Son statut de grand industriel et son attitude politique, plus modérée au fil du temps, sont toutefois éclairés par des engagements divers. En 1887 est édité au rez-de-chaussée de son immeuble, avenue de la Gare, le premier numéro du journal Le Radical. En 1894, il soutient la création de la Bourse du Travail, siège des syndicats, tout en faisant appel à leur modération. Vice-président fondateur de la société de secours mutuels de l’Imprimerie (1885), il est élu en 1901 l’un des premiers vice-présidents de l’union départementale des mutuelles « La Roussillonnaise ». Sa réflexion porte alors sur la question des retraites, dont la loi d’obligation se trouve encore en débat.

Par ailleurs, Eugène Bardou s’occupe d’actions liées à l’enfance. Membre du comité local des enfants délaissés et moralement abandonnés, il soutient des œuvres similaires à Angoulême, également à destination de l’enfance. L’enseignement constitue le dernier volet de son action : membre du comité de patronage de l’école supérieure de garçons de Perpignan, administrateur du collège, il est l’un des fondateurs de l’Association polytechnique des Pyrénées-Orientales, où il dispense des cours gratuits pour adultes.

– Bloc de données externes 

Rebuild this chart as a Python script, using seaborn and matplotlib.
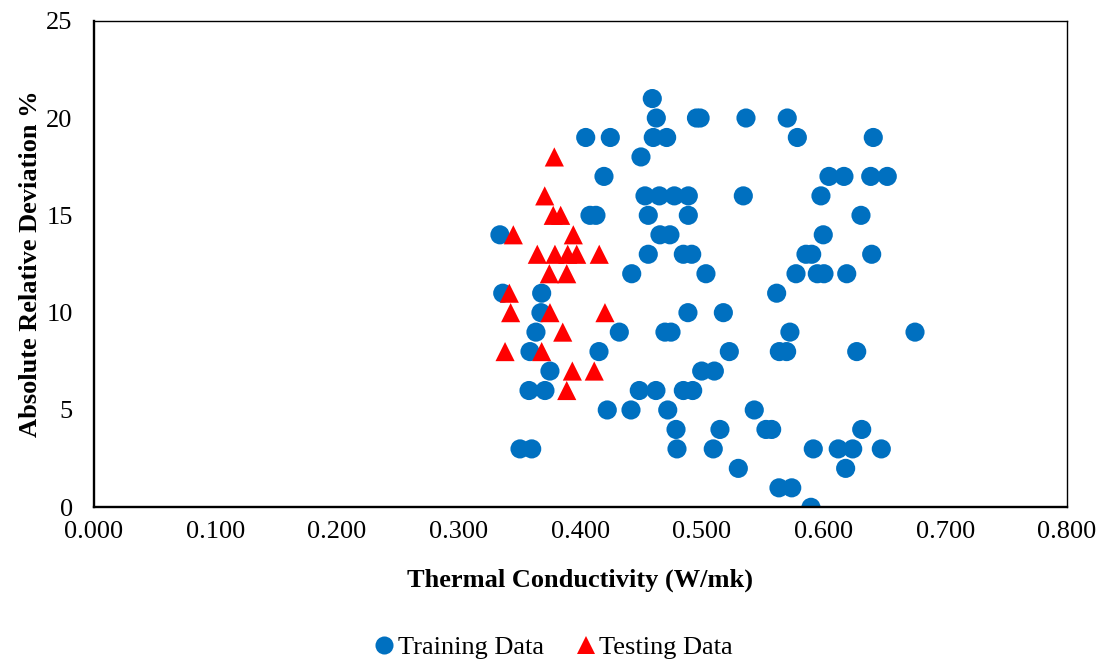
import matplotlib
matplotlib.use("Agg")
import matplotlib.pyplot as plt
from matplotlib.lines import Line2D
from matplotlib.ticker import MultipleLocator, FormatStrFormatter
import seaborn as sns
import pandas as pd

# -----------------------------
# Data
# -----------------------------
train_x = [0.4592, 0.4625, 0.4955, 0.4985, 0.5362, 0.5701,
           0.4045, 0.4247, 0.4600, 0.4710, 0.5784, 0.6408,
           0.4499,
           0.4195, 0.6044, 0.6167, 0.6387, 0.6523,
           0.4532, 0.4650, 0.4773, 0.4888, 0.5340, 0.5978,
           0.4080, 0.4129, 0.4559, 0.4888, 0.6307,
           0.3340, 0.4655, 0.4737, 0.5997,
           0.4559, 0.4847, 0.4916, 0.5855, 0.5902, 0.6395,
           0.4423, 0.5033, 0.5773, 0.5948, 0.6003, 0.6190,
           0.3363, 0.3683, 0.5614,
           0.3677, 0.4885, 0.5176,
           0.3636, 0.4321, 0.4696, 0.4746, 0.5723, 0.6751,
           0.3587, 0.4154, 0.5225, 0.5636, 0.5696, 0.6272,
           0.3751, 0.4998, 0.5102,
           0.3579, 0.3710, 0.4485, 0.4622, 0.4847, 0.4924,
           0.4222, 0.4417, 0.4719, 0.5430,
           0.4787, 0.5148, 0.5526, 0.5573, 0.6313,
           0.3505, 0.3601, 0.4795, 0.5093, 0.5915, 0.6120, 0.6239, 0.6474,
           0.5299, 0.6181,
           0.5633, 0.5738,
           0.5896]
train_y = [21, 20, 20, 20, 20, 20,
           19, 19, 19, 19, 19, 19,
           18,
           17, 17, 17, 17, 17,
           16, 16, 16, 16, 16, 16,
           15, 15, 15, 15, 15,
           14, 14, 14, 14,
           13, 13, 13, 13, 13, 13,
           12, 12, 12, 12, 12, 12,
           11, 11, 11,
           10, 10, 10,
           9, 9, 9, 9, 9, 9,
           8, 8, 8, 8, 8, 8,
           7, 7, 7,
           6, 6, 6, 6, 6, 6,
           5, 5, 5, 5,
           4, 4, 4, 4, 4,
           3, 3, 3, 3, 3, 3, 3, 3,
           2, 2,
           1, 1,
           0]

test_x = [0.3787, 0.3708, 0.3778, 0.3839, 0.3450, 0.3943,
          0.3647, 0.3792, 0.3897, 0.3971, 0.4156,
          0.3746, 0.3889, 0.3417,
          0.3428, 0.3751, 0.4203,
          0.3856, 0.3382, 0.3683,
          0.3935, 0.4115, 0.3889]
test_y = [18, 16, 15, 15, 14, 14,
          13, 13, 13, 13, 13,
          12, 12, 11,
          10, 10, 10,
          9, 8, 8,
          7, 7, 6]

series_names = ["Training Data", "Testing Data"]
series_colors = ["#0070C0", "#FF0000"]
series_markers = ["o", "^"]

# -----------------------------
# Plot
# -----------------------------
sns.set_theme(style="white")
plt.rcParams["font.family"] = ["Liberation Serif", "DejaVu Serif"]
plt.rcParams["text.color"] = "black"
plt.rcParams["axes.labelcolor"] = "black"
plt.rcParams["xtick.color"] = "black"
plt.rcParams["ytick.color"] = "black"

df = pd.DataFrame({
    "x": train_x + test_x,
    "y": train_y + test_y,
    "set": [series_names[0]] * len(train_x) + [series_names[1]] * len(test_x),
})

fig = plt.figure(figsize=(11.04, 6.64), dpi=100)
ax = fig.add_axes([93.5 / 1104, 1 - 507.3 / 664, (1067 - 93.5) / 1104, (507.3 - 20.7) / 664])

sns.scatterplot(data=df, x="x", y="y", hue="set", style="set",
                palette=dict(zip(series_names, series_colors)),
                markers=dict(zip(series_names, series_markers)),
                s=190, linewidth=0, alpha=1, ax=ax, legend=False)

ax.set_xlim(0, 0.8)
ax.set_ylim(0, 25)
ax.xaxis.set_major_locator(MultipleLocator(0.1))
ax.xaxis.set_minor_locator(MultipleLocator(0.02))
ax.xaxis.set_major_formatter(FormatStrFormatter("%.3f"))
ax.yaxis.set_major_locator(MultipleLocator(5))
ax.yaxis.set_minor_locator(MultipleLocator(1))
ax.tick_params(axis="both", which="both", direction="in", length=5, width=1,
               color="black", labelsize=19, labelcolor="black")
ax.tick_params(axis="x", which="major", pad=10)
ax.tick_params(axis="y", which="major", pad=15)

for side in ["top", "right"]:
    ax.spines[side].set_linewidth(1.0)
    ax.spines[side].set_color("black")
for side in ["left", "bottom"]:
    ax.spines[side].set_linewidth(1.7)
    ax.spines[side].set_color("black")

ax.set_xlabel("Thermal Conductivity (W/mk)", fontsize=19, fontweight="bold",
              labelpad=18, color="black")
ax.set_ylabel("Absolute Relative Deviation %", fontsize=19, fontweight="bold",
              labelpad=3, color="black")

handles = [Line2D([], [], linestyle="none", marker=m, color=c, markersize=13, markeredgewidth=0)
           for m, c in zip(series_markers, series_colors)]
fig.legend(handles, series_names, loc="lower center", bbox_to_anchor=(0.5, -0.028),
           ncol=2, frameon=False, fontsize=19, handletextpad=0.0, columnspacing=1.1,
           handlelength=1.0, labelcolor="black")

fig.savefig("out.png", dpi=100)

L’héritage direct ou indirect laissé par Eugène Bardou requiert dès lors l’attention : en Roussillon, son château de La Bardarolle, construit à Elne au tournant du XXe siècle, sert de refuge aux femmes en couches, lors de la Seconde Guerre Mondiale, alors même qu’il était passé en d’autres mains. Récemment acquis par la Ville d’Elne pour devenir un espace à vocation humanitaire, le « Château d’en Bardou » perpétue ainsi l’intangibilité de certains droits fondamentaux, droits de l’Homme trop souvent bafoués. Par-delà la disparition de son fondateur, il en transcende dès lors la mémoire, prolongeant au-delà de ce destin individuel certaines valeurs inaliénables. A ces valeurs universelles, Eugène Bardou avait déjà souscrit, sous l’effet d’une existence marquée par deux guerres, celles de 1870 et 1914.

E. PRACA
Août 2007

Bibliographie

Petite anthologie de la cigarette, suivi de Centenaire de la Société Joseph Bardou et fils, Tours, 1949.
D. Peaucelle, Fumées du Nil, n°0, Angoulême, 1988 ; Les Lacroix, sept générations de papetiers en Charente, Angoulême 1995 ; Imaginaires d’usines, Angoulême, 2002.
D. Peaucelle et M.-F. PICOT, La publicité à l’égyptienne, Angoulême, 1998.
E. Praca, « Joseph Bardou, fabricant de papier à cigarettes », La Semaine du Roussillon, n°140, décembre 1998 ; Les sociétés de secours mutuels et leur union dans les Pyrénées-Orientales, Perpignan, 2000.